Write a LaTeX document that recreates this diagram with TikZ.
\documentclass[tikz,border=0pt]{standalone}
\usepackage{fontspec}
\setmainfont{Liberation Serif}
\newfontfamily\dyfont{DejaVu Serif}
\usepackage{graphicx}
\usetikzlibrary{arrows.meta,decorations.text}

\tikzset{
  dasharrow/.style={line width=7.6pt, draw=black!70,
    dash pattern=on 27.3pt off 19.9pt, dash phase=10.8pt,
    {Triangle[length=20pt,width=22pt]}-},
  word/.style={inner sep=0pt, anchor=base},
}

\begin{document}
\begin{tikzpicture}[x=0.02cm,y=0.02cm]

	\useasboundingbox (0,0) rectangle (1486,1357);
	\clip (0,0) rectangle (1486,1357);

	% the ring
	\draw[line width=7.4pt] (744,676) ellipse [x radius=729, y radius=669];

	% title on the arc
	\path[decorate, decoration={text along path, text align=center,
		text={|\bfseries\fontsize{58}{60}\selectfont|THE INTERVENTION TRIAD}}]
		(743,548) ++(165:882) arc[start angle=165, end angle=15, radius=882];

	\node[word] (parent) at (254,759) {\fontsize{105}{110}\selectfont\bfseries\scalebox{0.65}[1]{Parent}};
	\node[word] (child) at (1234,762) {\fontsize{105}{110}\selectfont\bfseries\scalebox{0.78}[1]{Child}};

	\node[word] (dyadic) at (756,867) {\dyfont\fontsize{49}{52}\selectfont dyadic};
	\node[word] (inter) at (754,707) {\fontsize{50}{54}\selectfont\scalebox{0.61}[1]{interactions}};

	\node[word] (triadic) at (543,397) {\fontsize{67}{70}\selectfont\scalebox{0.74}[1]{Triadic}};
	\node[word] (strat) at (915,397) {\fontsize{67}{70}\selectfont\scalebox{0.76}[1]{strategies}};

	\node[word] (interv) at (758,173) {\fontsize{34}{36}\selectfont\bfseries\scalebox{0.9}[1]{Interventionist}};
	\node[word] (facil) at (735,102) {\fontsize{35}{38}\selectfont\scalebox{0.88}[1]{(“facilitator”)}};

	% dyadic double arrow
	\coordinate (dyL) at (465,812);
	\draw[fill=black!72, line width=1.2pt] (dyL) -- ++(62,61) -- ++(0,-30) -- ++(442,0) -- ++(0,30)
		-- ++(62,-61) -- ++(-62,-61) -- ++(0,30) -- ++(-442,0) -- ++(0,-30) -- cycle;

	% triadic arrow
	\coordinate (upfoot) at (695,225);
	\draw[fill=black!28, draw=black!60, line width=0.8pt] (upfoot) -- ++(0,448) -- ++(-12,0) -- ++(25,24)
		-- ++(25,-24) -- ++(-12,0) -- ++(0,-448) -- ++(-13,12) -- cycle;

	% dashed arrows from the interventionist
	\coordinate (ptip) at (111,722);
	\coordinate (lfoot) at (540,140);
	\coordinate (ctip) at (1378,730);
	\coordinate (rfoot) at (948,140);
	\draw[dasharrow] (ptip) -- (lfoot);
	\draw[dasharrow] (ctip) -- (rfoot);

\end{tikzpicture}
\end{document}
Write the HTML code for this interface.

□ □ □ □ □

**Problem to solve:**
Please give an exact restatement of only the lines from the beginning of the material above to the line with "(child) at (1234,762)", inclusive.

**Solution to the problem:**
Write a LaTeX document that recreates this diagram with TikZ.
\documentclass[tikz,border=0pt]{standalone}
\usepackage{fontspec}
\setmainfont{Liberation Serif}
\newfontfamily\dyfont{DejaVu Serif}
\usepackage{graphicx}
\usetikzlibrary{arrows.meta,decorations.text}

\tikzset{
  dasharrow/.style={line width=7.6pt, draw=black!70,
    dash pattern=on 27.3pt off 19.9pt, dash phase=10.8pt,
    {Triangle[length=20pt,width=22pt]}-},
  word/.style={inner sep=0pt, anchor=base},
}

\begin{document}
\begin{tikzpicture}[x=0.02cm,y=0.02cm]

	\useasboundingbox (0,0) rectangle (1486,1357);
	\clip (0,0) rectangle (1486,1357);

	% the ring
	\draw[line width=7.4pt] (744,676) ellipse [x radius=729, y radius=669];

	% title on the arc
	\path[decorate, decoration={text along path, text align=center,
		text={|\bfseries\fontsize{58}{60}\selectfont|THE INTERVENTION TRIAD}}]
		(743,548) ++(165:882) arc[start angle=165, end angle=15, radius=882];

	\node[word] (parent) at (254,759) {\fontsize{105}{110}\selectfont\bfseries\scalebox{0.65}[1]{Parent}};
	\node[word] (child) at (1234,762) {\fontsize{105}{110}\selectfont\bfseries\scalebox{0.78}[1]{Child}};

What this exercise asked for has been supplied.